Yes, it's easy to be a cynic. The members of the U.S. Congress and their staff all too often act in ways that suggest a certain failure to grasp the complexities of regulating "intellectual property" and technology -- whether it's the disturbingly pervasive attitude that more is always better when it comes to IP protection, or February's C-SPAN-gate, in which Speaker Pelosi was branded a copyright pirate by the GOP (wrongfully, it turns out) for posting some video footage of the House floor that had been taped from C-SPAN. (Even though the footage in question was already free for copying, the latter incident prompted C-SPAN to announce a new CC-style policy for its other footage of things like committee hearings, in which C-SPAN claims copyright.)

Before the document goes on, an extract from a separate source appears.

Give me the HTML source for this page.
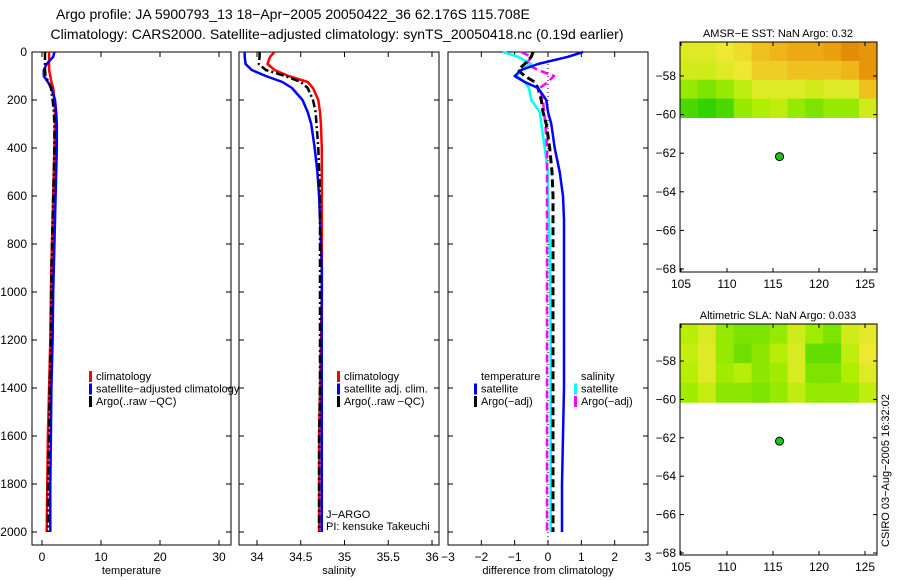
<!DOCTYPE html>
<html><head><meta charset="utf-8"><style>
body{margin:0;background:#fff;}
svg{display:block;font-family:"Liberation Sans",sans-serif;}
</style></head><body>
<svg id="c" width="900" height="580" viewBox="0 0 900 580">
<text x="56" y="19" font-size="14">Argo profile: JA 5900793_13 18−Apr−2005 20050422_36 62.176S 115.708E</text>
<text x="337" y="39" text-anchor="middle" font-size="14" textLength="573">Climatology: CARS2000. Satellite−adjusted climatology: synTS_20050418.nc (0.19d earlier)</text>
<g id="g"></g>
<text transform="translate(889,547) rotate(-90)" font-size="11">CSIRO 03−Aug−2005 16:32:02</text>
</svg>
<script>
const depths=[0,20,50,75,100,125,150,200,250,300,400,500,600,700,800,900,1000,1200,1400,1600,1800,2000];
const tempClim=[1.2,1.2,1.2,1.2,1.4,1.6,1.9,2.1,2.2,2.2,2.1,2.0,1.9,1.8,1.7,1.6,1.5,1.4,1.2,1.0,0.9,0.8];
const tempSat=[2.1,1.9,0.8,0.3,0.3,1.0,1.6,2.2,2.4,2.5,2.5,2.4,2.3,2.2,2.1,2.0,1.9,1.8,1.6,1.5,1.4,1.4];
const tempArgo=[0.5,0.5,0.5,0.5,0.6,1.1,1.5,1.8,2.0,2.1,2.1,2.0,1.9,1.8,1.7,1.6,1.6,1.5,1.3,1.2,1.0,1.0];
const salClim=[34.2,34.15,34.12,34.2,34.36,34.58,34.64,34.7,34.72,34.73,34.74,34.74,34.74,34.74,34.74,34.74,34.74,34.73,34.72,34.71,34.71,34.71];
const salSat=[33.86,33.86,33.87,33.94,34.1,34.29,34.4,34.52,34.58,34.62,34.66,34.69,34.71,34.72,34.73,34.74,34.74,34.74,34.74,34.74,34.74,34.74];
const salArgo=[34.03,34.03,34.02,34.1,34.32,34.5,34.58,34.64,34.67,34.68,34.7,34.71,34.72,34.72,34.72,34.72,34.72,34.72,34.72,34.71,34.71,34.71];
const dTempSat=[1.05,0.6,-0.3,-0.8,-1.0,-0.7,-0.3,-0.05,0,0.1,0.2,0.35,0.45,0.48,0.48,0.48,0.48,0.48,0.48,0.45,0.42,0.42];
const dTempArgo=[-0.45,-0.5,-0.7,-0.9,-0.7,-0.4,-0.3,-0.2,-0.15,-0.05,0.05,0.12,0.15,0.15,0.15,0.15,0.15,0.15,0.15,0.15,0.15,0.15];
const dSalSat=[-1.35,-0.9,-0.5,-0.8,-0.95,-0.7,-0.57,-0.5,-0.25,-0.2,-0.1,0,0,0.03,0.05,0.06,0.07,0.08,0.08,0.08,0.08,0.08];
const dSalArgo=[-0.8,-0.5,-0.65,-0.3,0.18,0,-0.25,-0.15,-0.12,-0.08,-0.03,-0.03,-0.03,-0.03,-0.03,-0.03,-0.03,-0.03,-0.03,-0.03,-0.03,-0.03];
const depthTicks=[0,200,400,600,800,1000,1200,1400,1600,1800,2000];
const tempTicks=[0,10,20,30];
const salTicks=[34,34.5,35,35.5,36];
const diffTicks=[-3,-2,-1,0,1,2,3];
const lonTicks=[105,110,115,120,125];
const latTicks=[-58,-60,-62,-64,-66,-68];
const sstGrid=[[0.5,0.5,0.55,0.6,0.7,0.75,0.8,0.8,0.85,0.95,0.9],[0.45,0.45,0.5,0.55,0.65,0.65,0.7,0.7,0.7,0.75,0.9],[0.3,0.25,0.3,0.4,0.5,0.5,0.5,0.45,0.5,0.5,0.7],[0.15,0.1,0.15,0.3,0.35,0.4,0.3,0.25,0.3,0.3,0.45]];
const slaGrid=[[0.38,0.48,0.3,0.25,0.25,0.3,0.45,0.32,0.25,0.45,0.52],[0.42,0.5,0.3,0.22,0.28,0.38,0.48,0.2,0.2,0.4,0.55],[0.38,0.5,0.32,0.38,0.28,0.32,0.48,0.25,0.25,0.35,0.5],[0.32,0.42,0.28,0.28,0.25,0.3,0.4,0.3,0.3,0.3,0.4]];
const floatLon=115.708, floatLat=-62.176;

const NS="http://www.w3.org/2000/svg";
const G=document.getElementById('g');
function mk(t,a,p){const e=document.createElementNS(NS,t);for(const k in a)e.setAttribute(k,a[k]);(p||G).appendChild(e);return e;}
function lin(d0,d1,r0,r1){return v=>r0+(v-d0)*(r1-r0)/(d1-d0);}
const yD=lin(0,2000,52,532);

function panel(name,x0,x1,xs,xt,xtitle){
  const f=mk('rect',{x:x0,y:52,width:x1-x0,height:493,fill:'none',stroke:'#000','stroke-width':1});
  
  
  depthTicks.forEach(d=>{const y=yD(d);
    mk('line',{x1:x0,x2:x0+5,y1:y,y2:y,stroke:'#000'});mk('line',{x1:x1-5,x2:x1,y1:y,y2:y,stroke:'#000'});
    if(name==='temperature-panel'){const t=mk('text',{x:x0-5,y:y+4,'text-anchor':'end','font-size':12});t.textContent=d;
      
      }
  });
  xt.forEach(v=>{const x=xs(v);
    mk('line',{x1:x,x2:x,y1:545,y2:540,stroke:'#000'});mk('line',{x1:x,x2:x,y1:52,y2:57,stroke:'#000'});
    const t=mk('text',{x:x,y:561,'text-anchor':'middle','font-size':12});t.textContent=String(v).replace('-','−');
    
    
  });
  const tt=mk('text',{x:(x0+x1)/2,y:574,'text-anchor':'middle','font-size':11});tt.textContent=xtitle;
  
  
}
function series(name,xs,vals,color,w,dash){
  const pts=vals.map((v,i)=>xs(v).toFixed(1)+','+yD(depths[i]).toFixed(1));
  const a={points:pts.join(' '),fill:'none',stroke:color,'stroke-width':w,'stroke-linejoin':'round'};if(dash)a['stroke-dasharray']=dash;
  const p=mk('polyline',a);
  
  
}
function legend(x,y,items){
  items.forEach((it,i)=>{const yy=y+i*12.5;
    if(it[1]){mk('rect',{x:x,y:yy-9,width:3,height:11,fill:it[1]});}
    const t=mk('text',{x:x+7,y:yy,'font-size':11});t.textContent=it[0];
    
    
  });
}
const xT=lin(0,30,42,219), xS=lin(34,36,257,432), xDf=lin(-3,3,448,648);
panel('temperature-panel',32,231,xT,tempTicks,'temperature');
panel('salinity-panel',239,439,xS,salTicks,'salinity');
panel('difference-panel',448,648,xDf,diffTicks,'difference from climatology');
mk('line',{x1:xDf(0),x2:xDf(0),y1:52,y2:545,stroke:'#000','stroke-dasharray':'1,3'});
series('temp-climatology-line',xT,tempClim,'#f00',2.5);
series('temp-satellite-line',xT,tempSat,'#00f',2.5);
series('temp-argo-line',xT,tempArgo,'#000',2.5,'8,3,2,3');
series('sal-climatology-line',xS,salClim,'#f00',2.5);
series('sal-satellite-line',xS,salSat,'#00f',2.5);
series('sal-argo-line',xS,salArgo,'#000',2.5,'8,3,2,3');
series('diff-sal-satellite-line',xDf,dSalSat,'#0ff',2.5);
series('diff-sal-argo-line',xDf,dSalArgo,'#f0f',2.5,'8,4');
series('diff-temp-argo-line',xDf,dTempArgo,'#000',3,'8,4');
series('diff-temp-satellite-line',xDf,dTempSat,'#00f',2.5);
legend(89,380,[['climatology','#f00'],['satellite−adjusted climatology','#00f'],['Argo(..raw −QC)','#000']]);
legend(337,380,[['climatology','#f00'],['satellite adj. clim.','#00f'],['Argo(..raw −QC)','#000']]);
legend(474,380,[['temperature',null],['satellite','#00f'],['Argo(−adj)','#000']]);
legend(574,380,[['salinity',null],['satellite','#0ff'],['Argo(−adj)','#f0f']]);
const j=mk('text',{x:326,y:518,'font-size':11});j.textContent='J−ARGO';


const pi=mk('text',{x:326,y:530,'font-size':11});pi.textContent='PI: kensuke Takeuchi';



const stops=[[0,[0,200,0]],[0.35,[175,238,0]],[0.55,[238,232,50]],[0.75,[238,180,25]],[1,[225,130,0]]];
function cmap(v){for(let i=1;i<stops.length;i++){if(v<=stops[i][0]){const a=stops[i-1],b=stops[i],t=(v-a[0])/(b[0]-a[0]);return 'rgb('+a[1].map((c,k)=>Math.round(c+(b[1][k]-c)*t)).join(',')+')';}}return 'rgb(225,130,0)';}
function map(name,title,top,bottom,latTickY,grid){
  const xL=lin(105,125,681,865);
  const yL=lin(latTickY[0],latTickY[1],latTickY[2],latTickY[3]);
  const nR=grid.length,nC=grid[0].length;
  const yTop=top, yBot=yL(-60.15), x0=680, x1=877;
  grid.forEach((row,r)=>row.forEach((v,c)=>{
    const cell=mk('rect',{x:x0+c*(x1-x0)/nC,y:yTop+r*(yBot-yTop)/nR,width:(x1-x0)/nC+0.5,height:(yBot-yTop)/nR+0.5,fill:cmap(v)});
    
    
  }));
  const f=mk('rect',{x:680,y:top,width:197,height:bottom-top,fill:'none',stroke:'#000'});
  
  
  latTicks.forEach(l=>{const y=yL(l);mk('line',{x1:680,x2:684,y1:y,y2:y,stroke:'#000'});mk('line',{x1:873,x2:877,y1:y,y2:y,stroke:'#000'});
    const t=mk('text',{x:676,y:y+4,'text-anchor':'end','font-size':12});t.textContent=String(l).replace('-','−');
    
    });
  lonTicks.forEach(l=>{const x=xL(l);mk('line',{x1:x,x2:x,y1:bottom,y2:bottom-4,stroke:'#000'});mk('line',{x1:x,x2:x,y1:top,y2:top+4,stroke:'#000'});
    const t=mk('text',{x:x,y:bottom+16,'text-anchor':'middle','font-size':12});t.textContent=l;
    
    });
  const tt=mk('text',{x:778,y:top-5,'text-anchor':'middle','font-size':11});tt.textContent=title;
  
  
  const dot=mk('circle',{cx:xL(floatLon),cy:yL(floatLat),r:4,fill:'#1c1',stroke:'#000','stroke-width':1});
  
  
}
map('sst-map','AMSR−E SST: NaN Argo: 0.32',42,272,[-58,-68,76,269],sstGrid);
map('sla-map','Altimetric SLA: NaN Argo: 0.033',324,555,[-58,-68,361,553],slaGrid);
</script>
</body></html>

So that's why it's especially refreshing to have witnessed a few signs from the Hill over the past couple weeks suggesting that some members and staffers really do understand that IP and technology are critical issues (and not just for big donors from the private sector, but for ordinary folks too), and complex ones, with valid interests on multiple sides (and not just a matter of big content companies versus pirates/thieves/China/college students/etc.)

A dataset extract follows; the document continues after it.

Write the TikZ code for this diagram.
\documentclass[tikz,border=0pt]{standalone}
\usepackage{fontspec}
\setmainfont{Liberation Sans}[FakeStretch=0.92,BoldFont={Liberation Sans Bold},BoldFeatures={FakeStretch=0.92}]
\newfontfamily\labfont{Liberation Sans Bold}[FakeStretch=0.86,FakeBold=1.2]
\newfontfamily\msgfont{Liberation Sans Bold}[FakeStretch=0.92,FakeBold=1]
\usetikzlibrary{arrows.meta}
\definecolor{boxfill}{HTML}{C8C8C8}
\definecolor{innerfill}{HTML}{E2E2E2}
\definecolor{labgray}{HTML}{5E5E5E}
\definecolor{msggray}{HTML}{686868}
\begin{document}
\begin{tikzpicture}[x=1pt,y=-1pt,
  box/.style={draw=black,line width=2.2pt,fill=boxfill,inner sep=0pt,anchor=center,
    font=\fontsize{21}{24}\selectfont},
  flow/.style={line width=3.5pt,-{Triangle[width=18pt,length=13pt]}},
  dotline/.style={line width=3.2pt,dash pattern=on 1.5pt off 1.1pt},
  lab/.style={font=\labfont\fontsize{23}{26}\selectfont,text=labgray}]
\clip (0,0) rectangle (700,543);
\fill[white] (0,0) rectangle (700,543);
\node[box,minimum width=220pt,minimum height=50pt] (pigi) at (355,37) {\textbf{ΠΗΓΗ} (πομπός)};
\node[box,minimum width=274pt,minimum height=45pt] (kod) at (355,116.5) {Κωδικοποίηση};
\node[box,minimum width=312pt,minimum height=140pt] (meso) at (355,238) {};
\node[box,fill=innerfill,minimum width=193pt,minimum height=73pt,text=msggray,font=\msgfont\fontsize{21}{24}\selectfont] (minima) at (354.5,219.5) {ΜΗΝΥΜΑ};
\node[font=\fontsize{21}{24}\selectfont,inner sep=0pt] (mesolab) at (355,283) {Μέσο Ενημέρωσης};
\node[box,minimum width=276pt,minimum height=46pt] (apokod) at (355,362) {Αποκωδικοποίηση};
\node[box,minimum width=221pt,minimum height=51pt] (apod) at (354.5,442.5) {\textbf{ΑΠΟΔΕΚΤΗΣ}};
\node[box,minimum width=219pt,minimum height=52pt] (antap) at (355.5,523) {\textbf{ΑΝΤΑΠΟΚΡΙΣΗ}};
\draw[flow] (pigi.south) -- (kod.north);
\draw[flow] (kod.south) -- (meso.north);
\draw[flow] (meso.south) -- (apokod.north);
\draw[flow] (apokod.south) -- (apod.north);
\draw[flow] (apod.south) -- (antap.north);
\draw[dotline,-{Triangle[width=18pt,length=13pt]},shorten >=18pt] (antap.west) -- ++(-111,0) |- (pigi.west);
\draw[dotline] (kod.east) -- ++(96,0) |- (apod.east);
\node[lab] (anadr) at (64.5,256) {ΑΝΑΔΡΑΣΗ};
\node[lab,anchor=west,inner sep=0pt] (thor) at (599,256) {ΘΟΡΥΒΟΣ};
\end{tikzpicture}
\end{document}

First, there was Rep. Boucher's umpteenth foray into DMCA reform which, although perhaps not as sweeping as many would like, has now been toned down enought hat it might possible stand a snowball's chance of getting of of committee.
Next, there was the letter from the two honchos of the Senate Judiciary Committee, Senators Leahy and Specter, sent to both the Register of Copyrights (Mary Beth Peters) and the Director of the USPTO (John Dudas) asking them to scrap the Broadcast Treaty in its current form, dump the rights-based approach that the US has been favoring in the past, and instead advocate for a treaty "significantly narrower in scope," limited to the "signal theft" issues that were the original intended focus of the agreement.
And then, at last week's hearing on "The Future of Radio" in the House Commerce Committee's Subcommittee on Telecommunications and the Internet, Congressman Mike Doyle (D-PA) waxed eloquent about the need to give a little breathing room in copyright law for the kind of productive, transformative copying engaged in by his hometown boy Greg Gillis, a/k/a Girl Talk, a DJ whose mash-ups get great write-ups by the (mainstream) music press.
Rep. Doyle expressed his sincere hope that Girl Talk wouldn't meet the same fate as DJ Drama, and be raided or otherwise shut down by over-zealous enforcement of overly-burdensome copyright law. (Yes, it really is all Drama, all the time here, isn't it?) While he stopped short of calling for sweeping legislative changes, he called on his colleagues to think about some hard questions posed by copyright and its associated regulation.
(via the 463 Blog, where Sean Garrett has typed up a partial transcript). There's more at TechDirt.
So, hat's off to Rep. Doyle (and Sens. Leahy and Specter, and even C-Span too).